Global cultural studies professor Bob Ross (The Great Baseball Revolt: The Rise and Fall of the 1890 Players League) joins host Tim Hanlon to discuss the short-lived professional baseball league controlled and owned in part by players themselves – a response to the dominant National League’s salary cap and “reserve rule,” which bound players to one team for life.  Led by curveball-pioneering and first-ever sports labor union-founding (and eventual baseball Hall of Famer) John Montgomery Ward, the Players’ League was a star-studded circuit that included most of the National League’s best players, who bolted not only to gain more control of their wages, but also to share ownership of the teams.
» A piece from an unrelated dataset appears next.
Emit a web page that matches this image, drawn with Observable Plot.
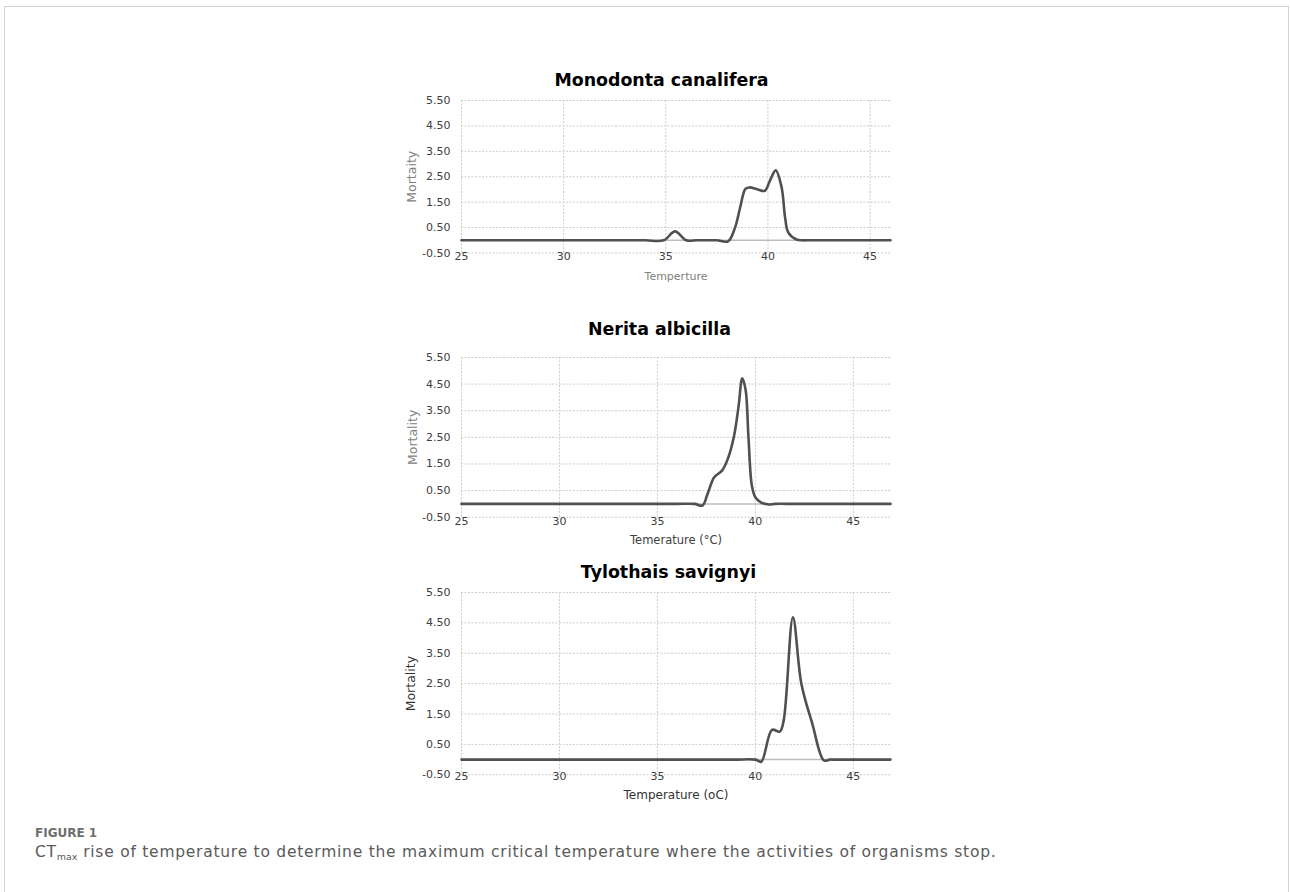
<!DOCTYPE html>
<html>
<head>
<meta charset="utf-8">
<script src="https://cdn.jsdelivr.net/npm/d3@7"></script>
<script src="https://cdn.jsdelivr.net/npm/@observablehq/plot@0.6"></script>
<style>
  html, body { margin: 0; padding: 0; background: #fff; }
  body { width: 1290px; height: 892px; overflow: hidden; position: relative; }
  #frame { position: absolute; left: 4px; top: 6px; width: 1285px; height: 900px;
           border: 1.5px solid #d2d2d2; border-bottom: none; box-sizing: border-box; }
  .panel { position: absolute; left: 395px; }
  .panel svg { overflow: visible; }
  #figlabel { position: absolute; left: 35px; top: 826.8px; font: 600 12px/12px "DejaVu Sans", sans-serif;
              color: #6e6e6e; white-space: nowrap; }
  #caption { position: absolute; left: 35px; top: 845px; font: 400 15.5px/15.5px "DejaVu Sans", sans-serif;
             color: #5a5a5a; white-space: nowrap; letter-spacing: 0.75px; }
  #caption sub { font-size: 9.5px; line-height: 0; vertical-align: -3px; letter-spacing: 0; }
</style>
</head>
<body>
<div id="frame"></div>
<div id="p1" class="panel" style="top:60px"></div>
<div id="p2" class="panel" style="top:317px"></div>
<div id="p3" class="panel" style="top:552px"></div>
<div id="figlabel">FIGURE 1</div>
<div id="caption">CT<sub>max</sub> rise of temperature to determine the maximum critical temperature where the activities of organisms stop.</div>
<script>
// ---- data ----
const xTicks = [25, 30, 35, 40, 45];
const yTicks = [-0.5, 0.5, 1.5, 2.5, 3.5, 4.5, 5.5];

const titles = ["Monodonta canalifera", "Nerita albicilla", "Tylothais savignyi"];
const xLabels = ["Temperture", "Temerature (°C)", "Temperature (oC)"];
const yLabels = ["Mortaity", "Mortality", "Mortality"];

// Monodonta canalifera
const monoTemp = [25, 26, 27, 28, 29, 30, 31, 32, 33, 34, 34.9, 35.45, 36.0, 36.5, 37, 37.5, 38.05, 38.39, 38.64, 38.9, 39.1, 39.5, 39.85, 40.1, 40.38, 40.67, 40.84, 41.0, 41.4, 41.7, 42, 43, 44, 45, 46];
const monoMort = [0, 0, 0, 0, 0, 0, 0, 0, 0, 0, 0, 0.35, 0, 0, 0, 0, -0.04, 0.5, 1.29, 2.02, 2.08, 2.0, 1.95, 2.35, 2.75, 2.08, 0.9, 0.3, 0.03, 0, 0, 0, 0, 0, 0];

// Nerita albicilla
const neritaTemp = [25, 26, 27, 28, 29, 30, 31, 32, 33, 34, 35, 36, 36.9, 37.3, 37.55, 37.9, 38.3, 38.6, 38.9, 39.15, 39.33, 39.5, 39.65, 39.82, 40.0, 40.3, 40.7, 41, 42, 43, 44, 45, 46, 46.9];
const neritaMort = [0, 0, 0, 0, 0, 0, 0, 0, 0, 0, 0, 0, 0, -0.06, 0.35, 1.0, 1.25, 1.7, 2.5, 3.7, 4.72, 4.3, 2.5, 0.7, 0.25, 0.05, -0.02, 0, 0, 0, 0, 0, 0, 0];

// Tylothais savignyi
const tyloTemp = [25, 26, 27, 28, 29, 30, 31, 32, 33, 34, 35, 36, 37, 38, 39, 40.0, 40.3, 40.85, 41.25, 41.45, 41.92, 42.35, 42.9, 43.5, 43.8, 44, 45, 46, 46.9];
const tyloMort = [0, 0, 0, 0, 0, 0, 0, 0, 0, 0, 0, 0, 0, 0, 0, 0, -0.07, 0.98, 0.92, 1.3, 4.68, 2.5, 1.2, -0.03, 0, 0, 0, 0, 0];

// ---- layout per panel ----
const panels = [
  {id: "p1", temp: monoTemp, mort: monoMort, xmax: 46, height: 228, mb: 35.5, tp: -1.3,
   titleDx: -14.5, titleDy: -20, xlDy: 23.5, xlFill: "#808080", xlSize: 11,
   ylDx: -50, ylFill: "#808080", ylSize: 12.5},
  {id: "p2", temp: neritaTemp, mort: neritaMort, xmax: 46.9, height: 235, mb: 35.3, tp: -0.5,
   titleDx: -16.5, titleDy: -28, xlDy: 23, xlFill: "#404040", xlSize: 11.5,
   ylDx: -49, ylFill: "#808080", ylSize: 12.5},
  {id: "p3", temp: tyloTemp, mort: tyloMort, xmax: 46.9, height: 252, mb: 29.7, tp: -2.3,
   titleDx: -7.5, titleDy: -19.7, xlDy: 20, xlFill: "#333333", xlSize: 12,
   ylDx: -51, ylFill: "#333333", ylSize: 12.5}
];

panels.forEach((cfg, k) => {
  const data = cfg.temp.map((t, i) => ({t, m: cfg.mort[i]}));
  const chart = Plot.plot({
    width: 520,
    height: cfg.height,
    marginLeft: 66,
    marginRight: 25,
    marginTop: 40,
    marginBottom: cfg.mb,
    x: {domain: [25, cfg.xmax]},
    y: {domain: [-0.5, 5.5]},
    style: {fontFamily: "'DejaVu Sans', Verdana, sans-serif", fontSize: "11px", color: "#404040", background: "transparent"},
    marks: [
      Plot.ruleY(yTicks, {stroke: "#cccccc", strokeDasharray: "2,1.5", strokeWidth: 1}),
      Plot.ruleX(xTicks, {stroke: "#cccccc", strokeDasharray: "2,1.5", strokeWidth: 1}),
      Plot.ruleY([0], {stroke: "#bdbdbd", strokeWidth: 1.5}),
      Plot.axisY(yTicks, {tickSize: 0, tickPadding: 11, tickFormat: d => d.toFixed(2), label: null}),
      Plot.axisX(xTicks, {tickSize: 0, tickPadding: cfg.tp, tickFormat: d => String(d), label: null}),
      Plot.line(data, {x: "t", y: "m", curve: "catmull-rom", stroke: "#505050", strokeWidth: 2.6}),
      Plot.text([titles[k]], {text: d => d, frameAnchor: "top", lineAnchor: "middle", textAnchor: "middle",
        dx: cfg.titleDx, dy: cfg.titleDy, fontWeight: "bold", fontSize: 17.4, fill: "#000"}),
      Plot.text([xLabels[k]], {text: d => d, frameAnchor: "bottom", lineAnchor: "middle", textAnchor: "middle",
        dy: cfg.xlDy, fill: cfg.xlFill, fontSize: cfg.xlSize}),
      Plot.text([yLabels[k]], {text: d => d, frameAnchor: "left", lineAnchor: "middle", textAnchor: "middle",
        rotate: -90, dx: cfg.ylDx, fill: cfg.ylFill, fontSize: cfg.ylSize})
    ]
  });
  document.getElementById(cfg.id).appendChild(chart);
});
</script>
</body>
</html>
Lasting only one season and spanning eight major markets (Boston, Brooklyn, Buffalo, Chicago, Cleveland, New York, Philadelphia, and Pittsburgh), the league impacted both the professional sports and the labor politics of athletes and non-athletes alike.  Though it marketed itself as a working-class entity, the players were badly underfunded; ironically, they had to turn to wealthy capitalists for much of their startup capital outlays – including, in many cases, new ballparks – which, along with baseball’s best talent, helped the Players’ League initially outdraw the National League at the turnstiles.  But when the National League retaliated in the press by overinflating its attendance and profits, the backers of the upstart league pulled out at season’s end, and the unionized players’ bold experiment folded.

But a clear message had been sent – and the business of baseball and American professional sports would never be the same.